Directive: Extract, from the listing that follows, each line containing the word "document".

Data block:
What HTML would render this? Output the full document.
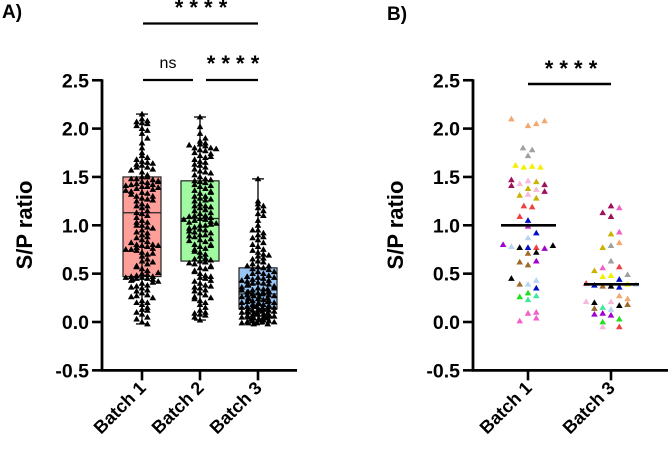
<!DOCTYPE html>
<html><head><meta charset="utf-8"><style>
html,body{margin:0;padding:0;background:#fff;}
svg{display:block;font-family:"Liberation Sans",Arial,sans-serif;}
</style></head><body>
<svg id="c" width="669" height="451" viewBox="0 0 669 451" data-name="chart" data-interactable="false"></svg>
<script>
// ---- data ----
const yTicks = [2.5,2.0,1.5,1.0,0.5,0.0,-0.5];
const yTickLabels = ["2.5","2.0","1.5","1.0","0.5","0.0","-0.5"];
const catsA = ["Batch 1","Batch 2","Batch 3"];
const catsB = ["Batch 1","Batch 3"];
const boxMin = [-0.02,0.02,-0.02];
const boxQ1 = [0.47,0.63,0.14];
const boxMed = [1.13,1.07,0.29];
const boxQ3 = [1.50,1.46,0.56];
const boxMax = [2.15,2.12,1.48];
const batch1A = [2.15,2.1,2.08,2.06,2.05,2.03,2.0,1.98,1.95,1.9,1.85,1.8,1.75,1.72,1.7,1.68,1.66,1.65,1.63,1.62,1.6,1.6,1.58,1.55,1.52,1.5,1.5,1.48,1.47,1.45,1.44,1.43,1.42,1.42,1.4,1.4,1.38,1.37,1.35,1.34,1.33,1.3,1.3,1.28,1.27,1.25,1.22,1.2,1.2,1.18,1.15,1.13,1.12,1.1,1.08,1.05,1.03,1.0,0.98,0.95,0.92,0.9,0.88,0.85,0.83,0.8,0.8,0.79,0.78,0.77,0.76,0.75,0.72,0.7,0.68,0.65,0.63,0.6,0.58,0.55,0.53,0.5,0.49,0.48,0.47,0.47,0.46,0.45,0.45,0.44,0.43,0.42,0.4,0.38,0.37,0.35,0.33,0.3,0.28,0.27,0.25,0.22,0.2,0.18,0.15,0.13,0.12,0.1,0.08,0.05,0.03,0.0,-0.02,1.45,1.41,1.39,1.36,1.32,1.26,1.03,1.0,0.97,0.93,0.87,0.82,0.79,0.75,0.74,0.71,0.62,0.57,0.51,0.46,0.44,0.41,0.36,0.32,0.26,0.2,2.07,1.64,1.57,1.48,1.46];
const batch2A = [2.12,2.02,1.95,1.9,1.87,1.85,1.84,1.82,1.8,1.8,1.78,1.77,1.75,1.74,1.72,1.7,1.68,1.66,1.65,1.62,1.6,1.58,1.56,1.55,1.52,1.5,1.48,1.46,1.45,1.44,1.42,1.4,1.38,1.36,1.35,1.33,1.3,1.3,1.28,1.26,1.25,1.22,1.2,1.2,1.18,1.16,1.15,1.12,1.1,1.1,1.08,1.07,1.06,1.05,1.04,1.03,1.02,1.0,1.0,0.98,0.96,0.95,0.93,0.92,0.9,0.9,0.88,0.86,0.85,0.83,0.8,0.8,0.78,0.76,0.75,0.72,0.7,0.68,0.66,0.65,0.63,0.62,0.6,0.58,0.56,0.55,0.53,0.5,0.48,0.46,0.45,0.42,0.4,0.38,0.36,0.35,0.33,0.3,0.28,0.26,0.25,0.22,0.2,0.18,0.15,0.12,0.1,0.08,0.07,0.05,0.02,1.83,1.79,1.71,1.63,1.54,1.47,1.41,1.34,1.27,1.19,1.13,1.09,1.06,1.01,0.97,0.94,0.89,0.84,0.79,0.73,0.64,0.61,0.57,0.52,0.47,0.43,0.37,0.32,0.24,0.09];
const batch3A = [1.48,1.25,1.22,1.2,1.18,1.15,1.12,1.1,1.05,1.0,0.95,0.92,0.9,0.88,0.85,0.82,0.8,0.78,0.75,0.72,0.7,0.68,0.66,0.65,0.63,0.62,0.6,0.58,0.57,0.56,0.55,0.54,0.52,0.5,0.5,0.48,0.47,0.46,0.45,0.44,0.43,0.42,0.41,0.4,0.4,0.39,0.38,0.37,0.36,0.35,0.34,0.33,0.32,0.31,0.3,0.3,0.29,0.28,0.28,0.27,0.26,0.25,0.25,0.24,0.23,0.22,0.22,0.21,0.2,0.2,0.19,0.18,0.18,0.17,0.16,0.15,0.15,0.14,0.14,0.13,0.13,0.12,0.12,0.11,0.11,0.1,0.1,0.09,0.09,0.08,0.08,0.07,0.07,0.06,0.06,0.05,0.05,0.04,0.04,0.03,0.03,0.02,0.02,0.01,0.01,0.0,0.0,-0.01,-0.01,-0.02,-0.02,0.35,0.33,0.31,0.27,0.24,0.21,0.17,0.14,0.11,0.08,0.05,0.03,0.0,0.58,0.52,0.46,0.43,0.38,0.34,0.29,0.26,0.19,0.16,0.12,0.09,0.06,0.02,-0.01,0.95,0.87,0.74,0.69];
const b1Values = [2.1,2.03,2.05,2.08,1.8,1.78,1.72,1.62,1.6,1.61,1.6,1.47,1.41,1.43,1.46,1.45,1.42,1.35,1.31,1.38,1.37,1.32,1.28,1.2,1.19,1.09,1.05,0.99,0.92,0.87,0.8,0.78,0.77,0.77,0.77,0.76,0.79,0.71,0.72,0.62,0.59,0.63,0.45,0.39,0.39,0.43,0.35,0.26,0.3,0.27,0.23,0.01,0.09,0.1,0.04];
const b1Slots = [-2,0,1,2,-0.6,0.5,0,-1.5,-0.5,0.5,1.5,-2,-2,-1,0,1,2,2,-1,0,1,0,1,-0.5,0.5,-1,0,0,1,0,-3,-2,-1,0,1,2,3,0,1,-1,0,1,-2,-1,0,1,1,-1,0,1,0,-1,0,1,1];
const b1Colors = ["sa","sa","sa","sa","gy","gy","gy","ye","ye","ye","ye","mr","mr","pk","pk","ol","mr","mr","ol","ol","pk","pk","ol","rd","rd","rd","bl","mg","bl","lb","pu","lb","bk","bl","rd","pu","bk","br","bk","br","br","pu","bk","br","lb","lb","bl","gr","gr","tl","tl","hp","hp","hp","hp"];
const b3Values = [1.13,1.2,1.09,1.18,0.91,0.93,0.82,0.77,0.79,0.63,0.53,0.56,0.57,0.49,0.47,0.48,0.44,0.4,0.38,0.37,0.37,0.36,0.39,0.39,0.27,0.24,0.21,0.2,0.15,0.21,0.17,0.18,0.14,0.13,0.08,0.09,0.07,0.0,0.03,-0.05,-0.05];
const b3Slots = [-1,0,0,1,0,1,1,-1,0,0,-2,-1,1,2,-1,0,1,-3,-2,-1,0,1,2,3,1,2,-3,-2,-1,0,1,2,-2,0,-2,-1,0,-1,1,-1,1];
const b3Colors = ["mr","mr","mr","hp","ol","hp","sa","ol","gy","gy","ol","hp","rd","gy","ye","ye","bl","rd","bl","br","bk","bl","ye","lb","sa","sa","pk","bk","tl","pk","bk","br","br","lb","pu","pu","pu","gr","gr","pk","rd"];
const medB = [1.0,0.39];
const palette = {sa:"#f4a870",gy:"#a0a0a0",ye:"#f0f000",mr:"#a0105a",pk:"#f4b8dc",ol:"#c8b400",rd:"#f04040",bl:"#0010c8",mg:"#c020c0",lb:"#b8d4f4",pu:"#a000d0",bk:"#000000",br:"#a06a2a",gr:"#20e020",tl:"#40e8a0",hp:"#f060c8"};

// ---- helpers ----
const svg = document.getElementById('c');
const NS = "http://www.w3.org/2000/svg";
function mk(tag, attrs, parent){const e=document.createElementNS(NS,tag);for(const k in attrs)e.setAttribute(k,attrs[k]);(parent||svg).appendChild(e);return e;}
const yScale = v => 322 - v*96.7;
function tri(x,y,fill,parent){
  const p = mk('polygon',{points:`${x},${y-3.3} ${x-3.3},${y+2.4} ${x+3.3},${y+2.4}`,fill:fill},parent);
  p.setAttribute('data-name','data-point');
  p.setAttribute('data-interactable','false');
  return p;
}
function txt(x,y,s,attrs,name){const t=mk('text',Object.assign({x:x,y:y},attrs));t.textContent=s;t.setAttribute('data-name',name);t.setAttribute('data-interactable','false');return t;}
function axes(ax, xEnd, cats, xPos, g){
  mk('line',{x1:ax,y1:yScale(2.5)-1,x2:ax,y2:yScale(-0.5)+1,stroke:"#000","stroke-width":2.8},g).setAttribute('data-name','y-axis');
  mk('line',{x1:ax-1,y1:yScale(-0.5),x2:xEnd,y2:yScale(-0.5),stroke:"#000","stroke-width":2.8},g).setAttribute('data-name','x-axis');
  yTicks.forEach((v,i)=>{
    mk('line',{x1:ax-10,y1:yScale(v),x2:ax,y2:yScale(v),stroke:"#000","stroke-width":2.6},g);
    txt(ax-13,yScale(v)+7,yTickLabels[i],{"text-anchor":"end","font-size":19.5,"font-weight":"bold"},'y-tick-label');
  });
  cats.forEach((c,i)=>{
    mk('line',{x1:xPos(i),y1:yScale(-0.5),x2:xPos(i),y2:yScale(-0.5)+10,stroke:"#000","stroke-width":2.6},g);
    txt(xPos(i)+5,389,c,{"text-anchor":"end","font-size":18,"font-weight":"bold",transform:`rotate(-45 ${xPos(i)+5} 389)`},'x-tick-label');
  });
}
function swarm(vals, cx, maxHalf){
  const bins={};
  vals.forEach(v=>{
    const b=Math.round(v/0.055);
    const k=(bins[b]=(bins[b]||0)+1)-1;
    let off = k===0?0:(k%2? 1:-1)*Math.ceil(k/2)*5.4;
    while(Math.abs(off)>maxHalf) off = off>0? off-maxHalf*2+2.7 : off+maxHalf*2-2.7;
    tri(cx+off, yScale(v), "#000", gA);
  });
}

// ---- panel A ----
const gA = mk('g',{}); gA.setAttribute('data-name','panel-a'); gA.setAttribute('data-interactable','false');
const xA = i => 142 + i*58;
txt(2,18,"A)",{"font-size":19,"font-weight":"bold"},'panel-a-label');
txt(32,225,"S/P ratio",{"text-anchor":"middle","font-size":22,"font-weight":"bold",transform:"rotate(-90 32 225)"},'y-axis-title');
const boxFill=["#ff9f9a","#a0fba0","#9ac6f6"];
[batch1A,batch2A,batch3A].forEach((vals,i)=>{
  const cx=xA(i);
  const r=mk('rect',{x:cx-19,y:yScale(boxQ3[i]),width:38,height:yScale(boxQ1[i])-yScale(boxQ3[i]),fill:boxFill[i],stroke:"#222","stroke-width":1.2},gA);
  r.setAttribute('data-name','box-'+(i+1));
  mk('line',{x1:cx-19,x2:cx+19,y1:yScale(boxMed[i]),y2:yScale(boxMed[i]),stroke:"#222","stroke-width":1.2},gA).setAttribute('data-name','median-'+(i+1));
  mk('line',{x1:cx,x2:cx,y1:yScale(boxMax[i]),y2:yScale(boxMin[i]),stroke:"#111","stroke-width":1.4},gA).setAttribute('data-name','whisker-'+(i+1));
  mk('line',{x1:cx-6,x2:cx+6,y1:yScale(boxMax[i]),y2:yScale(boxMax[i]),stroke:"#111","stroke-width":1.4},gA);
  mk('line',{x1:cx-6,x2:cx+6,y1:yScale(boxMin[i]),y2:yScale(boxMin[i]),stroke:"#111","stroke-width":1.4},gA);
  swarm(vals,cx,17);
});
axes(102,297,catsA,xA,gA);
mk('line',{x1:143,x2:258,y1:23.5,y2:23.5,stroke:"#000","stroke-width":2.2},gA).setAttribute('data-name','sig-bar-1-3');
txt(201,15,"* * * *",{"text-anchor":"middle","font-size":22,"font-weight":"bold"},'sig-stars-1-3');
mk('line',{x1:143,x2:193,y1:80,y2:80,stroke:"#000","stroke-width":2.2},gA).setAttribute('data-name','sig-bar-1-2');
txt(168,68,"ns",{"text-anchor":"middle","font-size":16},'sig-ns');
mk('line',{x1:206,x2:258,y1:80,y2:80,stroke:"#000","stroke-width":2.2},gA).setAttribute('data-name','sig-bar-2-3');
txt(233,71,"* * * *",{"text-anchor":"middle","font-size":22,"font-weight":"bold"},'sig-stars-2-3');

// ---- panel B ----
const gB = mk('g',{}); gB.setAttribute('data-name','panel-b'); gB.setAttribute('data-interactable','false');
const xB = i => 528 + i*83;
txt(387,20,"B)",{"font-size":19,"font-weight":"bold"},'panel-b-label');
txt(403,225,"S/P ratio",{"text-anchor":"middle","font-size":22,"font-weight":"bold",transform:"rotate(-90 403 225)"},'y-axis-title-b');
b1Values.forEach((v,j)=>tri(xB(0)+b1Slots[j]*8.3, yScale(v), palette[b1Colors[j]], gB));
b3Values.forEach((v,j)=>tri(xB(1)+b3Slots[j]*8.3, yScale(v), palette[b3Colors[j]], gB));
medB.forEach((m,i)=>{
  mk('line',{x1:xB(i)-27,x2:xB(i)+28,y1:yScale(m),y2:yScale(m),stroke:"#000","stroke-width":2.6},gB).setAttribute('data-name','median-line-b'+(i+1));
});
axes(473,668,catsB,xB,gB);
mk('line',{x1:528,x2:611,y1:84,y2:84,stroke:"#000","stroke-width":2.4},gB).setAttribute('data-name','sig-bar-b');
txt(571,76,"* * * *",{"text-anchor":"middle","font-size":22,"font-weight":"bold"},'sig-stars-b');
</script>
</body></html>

Response:
What HTML would render this? Output the full document.
const svg = document.getElementById('c');
function mk(tag, attrs, parent){const e=document.createElementNS(NS,tag);for(const k in attrs)e.setAttribute(k,attrs[k]);(parent||svg).appendChild(e);return e;}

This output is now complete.